▶ Supplied information
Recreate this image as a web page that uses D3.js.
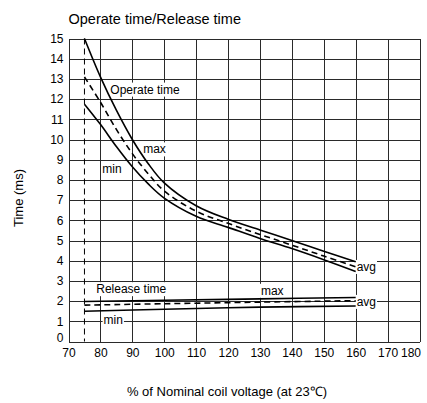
<!DOCTYPE html>
<html lang="en">
<head>
    <meta charset="UTF-8">
    <title>Operate time/Release time</title>
    <script src="https://d3js.org/d3.v7.min.js"></script>
    <style>
        body {
            margin: 0;
            padding: 0;
            background-color: #fff;
            font-family: Arial, "Liberation Sans", sans-serif;
        }

        .grid line {
            stroke: #2a2a2a;
            stroke-width: 1px;
            shape-rendering: crispEdges;
        }

        .grid text {
            font-size: 12px;
            fill: #000;
        }

        .curve {
            fill: none;
            stroke: #000;
            stroke-width: 1.6px;
        }

        .curve.avg {
            stroke-dasharray: 6, 4;
        }

        .limit {
            stroke: #000;
            stroke-width: 1px;
            stroke-dasharray: 6, 4;
        }

        .note {
            font-size: 12px;
            fill: #000;
        }
    </style>
</head>
<body>
<svg id="chart"></svg>

<script>
    // Operate time (ms)
    const opVoltage = [75, 80, 85, 90, 95, 100, 110, 120, 130, 140, 150, 160];
    const opMax = [15.0, 13.1, 11.45, 10.0, 8.8, 7.85, 6.72, 6.05, 5.52, 5.0, 4.47, 3.95];
    const opAvg = [13.1, 11.85, 10.5, 9.3, 8.3, 7.45, 6.45, 5.85, 5.3, 4.77, 4.23, 3.7];
    const opMin = [11.75, 10.75, 9.65, 8.65, 7.8, 7.1, 6.2, 5.65, 5.1, 4.6, 4.05, 3.47];

    // Release time (ms)
    const relVoltage = [75, 100, 130, 160];
    const relMax = [1.98, 2.04, 2.11, 2.18];
    const relAvg = [1.8, 1.87, 1.95, 2.02];
    const relMin = [1.5, 1.6, 1.7, 1.76];

    const minVoltage = 75;

    const xTicks = [70, 80, 90, 100, 110, 120, 130, 140, 150, 160, 170, 180];
    const yTicks = d3.range(0, 16);

    // Set up the chart dimensions
    const W = 427, H = 403;
    const pLeft = 68.5, pRight = 419.5, pTop = 38.5, pBottom = 341.5;

    const svg = d3.select('#chart')
        .attr('width', W)
        .attr('height', H);

    const x = d3.scaleLinear().domain([70, 180]).range([pLeft, pRight]);
    const y = d3.scaleLinear().domain([0, 15]).range([pBottom, pTop]);

    // Grid lines with labels
    const yAxis = svg.append('g')
        .attr('class', 'grid')
        .attr('transform', `translate(${pLeft},0)`)
        .call(d3.axisLeft(y).tickValues(yTicks).tickSize(-(pRight - pLeft)).tickPadding(5));
    yAxis.select('.domain').remove();
    // the "0" label sits a little above the axis
    yAxis.selectAll('.tick text').filter(d => d === 0).attr('dy', '0.0em');

    const xAxis = svg.append('g')
        .attr('class', 'grid')
        .attr('transform', `translate(0,${pBottom})`)
        .call(d3.axisBottom(x).tickValues(xTicks).tickSize(-(pBottom - pTop)).tickPadding(7));
    xAxis.select('.domain').remove();
    // keep the last label inside the page
    xAxis.selectAll('.tick text').filter(d => d === 180)
        .attr('text-anchor', 'end')
        .attr('x', 1);

    // Lower voltage limit
    svg.append('line')
        .attr('class', 'limit')
        .attr('x1', x(minVoltage)).attr('x2', x(minVoltage))
        .attr('y1', y(15)).attr('y2', y(0));

    // Text labels with white background
    function note(txt, v, t) {
        const g = svg.append('g');
        const el = g.append('text')
            .attr('class', 'note')
            .attr('x', x(v))
            .attr('y', y(t))
            .attr('dy', '0.35em')
            .text(txt);
        const b = el.node().getBBox();
        g.insert('rect', 'text')
            .attr('x', b.x - 1).attr('y', b.y)
            .attr('width', b.width + 2).attr('height', b.height)
            .attr('fill', '#fff');
    }

    note('Operate time', 83.1, 12.48);
    note('Release time', 78.7, 2.6);
    note('max', 93.4, 9.52);
    note('min', 80.6, 8.53);
    note('max', 130.3, 2.52);
    note('min', 81, 1.08);
    note('avg', 160.3, 3.7);
    note('avg', 160.3, 1.97);

    // Curves
    function curve(xs, ys, cls) {
        const line = d3.line()
            .x((d, i) => x(xs[i]))
            .y(d => y(d))
            .curve(d3.curveCatmullRom.alpha(0.5));
        svg.append('path')
            .datum(ys)
            .attr('class', 'curve ' + cls)
            .attr('d', line);
    }

    curve(opVoltage, opMax, 'max');
    curve(opVoltage, opAvg, 'avg');
    curve(opVoltage, opMin, 'min');
    curve(relVoltage, relMax, 'max');
    curve(relVoltage, relAvg, 'avg');
    curve(relVoltage, relMin, 'min');

    // Titles
    svg.append('text')
        .attr('x', pLeft)
        .attr('y', 24)
        .style('font-size', '14.5px')
        .text('Operate time/Release time');

    svg.append('text')
        .attr('transform', `translate(23,198) rotate(-90)`)
        .attr('text-anchor', 'middle')
        .style('font-size', '13px')
        .text('Time (ms)');

    svg.append('text')
        .attr('x', 227)
        .attr('y', 396)
        .attr('text-anchor', 'middle')
        .style('font-size', '13px')
        .text('% of Nominal coil voltage (at 23\u2103)');
</script>
</body>
</html>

▶ Aim of the task
Pictures excluded, quote all the data above exactly.

▶ The answer
Recreate this image as a web page that uses D3.js.
<!DOCTYPE html>
<html lang="en">
<head>
    <meta charset="UTF-8">
    <title>Operate time/Release time</title>
    <script src="https://d3js.org/d3.v7.min.js"></script>
    <style>
        body {
            margin: 0;
            padding: 0;
            background-color: #fff;
            font-family: Arial, "Liberation Sans", sans-serif;
        }

        .grid line {
            stroke: #2a2a2a;
            stroke-width: 1px;
            shape-rendering: crispEdges;
        }

        .grid text {
            font-size: 12px;
            fill: #000;
        }

        .curve {
            fill: none;
            stroke: #000;
            stroke-width: 1.6px;
        }

        .curve.avg {
            stroke-dasharray: 6, 4;
        }

        .limit {
            stroke: #000;
            stroke-width: 1px;
            stroke-dasharray: 6, 4;
        }

        .note {
            font-size: 12px;
            fill: #000;
        }
    </style>
</head>
<body>
<svg id="chart"></svg>

<script>
    // Operate time (ms)
    const opVoltage = [75, 80, 85, 90, 95, 100, 110, 120, 130, 140, 150, 160];
    const opMax = [15.0, 13.1, 11.45, 10.0, 8.8, 7.85, 6.72, 6.05, 5.52, 5.0, 4.47, 3.95];
    const opAvg = [13.1, 11.85, 10.5, 9.3, 8.3, 7.45, 6.45, 5.85, 5.3, 4.77, 4.23, 3.7];
    const opMin = [11.75, 10.75, 9.65, 8.65, 7.8, 7.1, 6.2, 5.65, 5.1, 4.6, 4.05, 3.47];

    // Release time (ms)
    const relVoltage = [75, 100, 130, 160];
    const relMax = [1.98, 2.04, 2.11, 2.18];
    const relAvg = [1.8, 1.87, 1.95, 2.02];
    const relMin = [1.5, 1.6, 1.7, 1.76];

    const minVoltage = 75;

    const xTicks = [70, 80, 90, 100, 110, 120, 130, 140, 150, 160, 170, 180];
    const yTicks = d3.range(0, 16);

    // Set up the chart dimensions
    const W = 427, H = 403;
    const pLeft = 68.5, pRight = 419.5, pTop = 38.5, pBottom = 341.5;

    const svg = d3.select('#chart')
        .attr('width', W)
        .attr('height', H);

    const x = d3.scaleLinear().domain([70, 180]).range([pLeft, pRight]);
    const y = d3.scaleLinear().domain([0, 15]).range([pBottom, pTop]);

    // Grid lines with labels
    const yAxis = svg.append('g')
        .attr('class', 'grid')
        .attr('transform', `translate(${pLeft},0)`)
        .call(d3.axisLeft(y).tickValues(yTicks).tickSize(-(pRight - pLeft)).tickPadding(5));
    yAxis.select('.domain').remove();
    // the "0" label sits a little above the axis
    yAxis.selectAll('.tick text').filter(d => d === 0).attr('dy', '0.0em');

    const xAxis = svg.append('g')
        .attr('class', 'grid')
        .attr('transform', `translate(0,${pBottom})`)
        .call(d3.axisBottom(x).tickValues(xTicks).tickSize(-(pBottom - pTop)).tickPadding(7));
    xAxis.select('.domain').remove();
    // keep the last label inside the page
    xAxis.selectAll('.tick text').filter(d => d === 180)
        .attr('text-anchor', 'end')
        .attr('x', 1);

    // Lower voltage limit
    svg.append('line')
        .attr('class', 'limit')
        .attr('x1', x(minVoltage)).attr('x2', x(minVoltage))
        .attr('y1', y(15)).attr('y2', y(0));

    // Text labels with white background
    function note(txt, v, t) {
        const g = svg.append('g');
        const el = g.append('text')
            .attr('class', 'note')
            .attr('x', x(v))
            .attr('y', y(t))
            .attr('dy', '0.35em')
            .text(txt);
        const b = el.node().getBBox();
        g.insert('rect', 'text')
            .attr('x', b.x - 1).attr('y', b.y)
            .attr('width', b.width + 2).attr('height', b.height)
            .attr('fill', '#fff');
    }

    note('Operate time', 83.1, 12.48);
    note('Release time', 78.7, 2.6);
    note('max', 93.4, 9.52);
    note('min', 80.6, 8.53);
    note('max', 130.3, 2.52);
    note('min', 81, 1.08);
    note('avg', 160.3, 3.7);
    note('avg', 160.3, 1.97);

    // Curves
    function curve(xs, ys, cls) {
        const line = d3.line()
            .x((d, i) => x(xs[i]))
            .y(d => y(d))
            .curve(d3.curveCatmullRom.alpha(0.5));
        svg.append('path')
            .datum(ys)
            .attr('class', 'curve ' + cls)
            .attr('d', line);
    }

    curve(opVoltage, opMax, 'max');
    curve(opVoltage, opAvg, 'avg');
    curve(opVoltage, opMin, 'min');
    curve(relVoltage, relMax, 'max');
    curve(relVoltage, relAvg, 'avg');
    curve(relVoltage, relMin, 'min');

    // Titles
    svg.append('text')
        .attr('x', pLeft)
        .attr('y', 24)
        .style('font-size', '14.5px')
        .text('Operate time/Release time');

    svg.append('text')
        .attr('transform', `translate(23,198) rotate(-90)`)
        .attr('text-anchor', 'middle')
        .style('font-size', '13px')
        .text('Time (ms)');

    svg.append('text')
        .attr('x', 227)
        .attr('y', 396)
        .attr('text-anchor', 'middle')
        .style('font-size', '13px')
        .text('% of Nominal coil voltage (at 23\u2103)');
</script>
</body>
</html>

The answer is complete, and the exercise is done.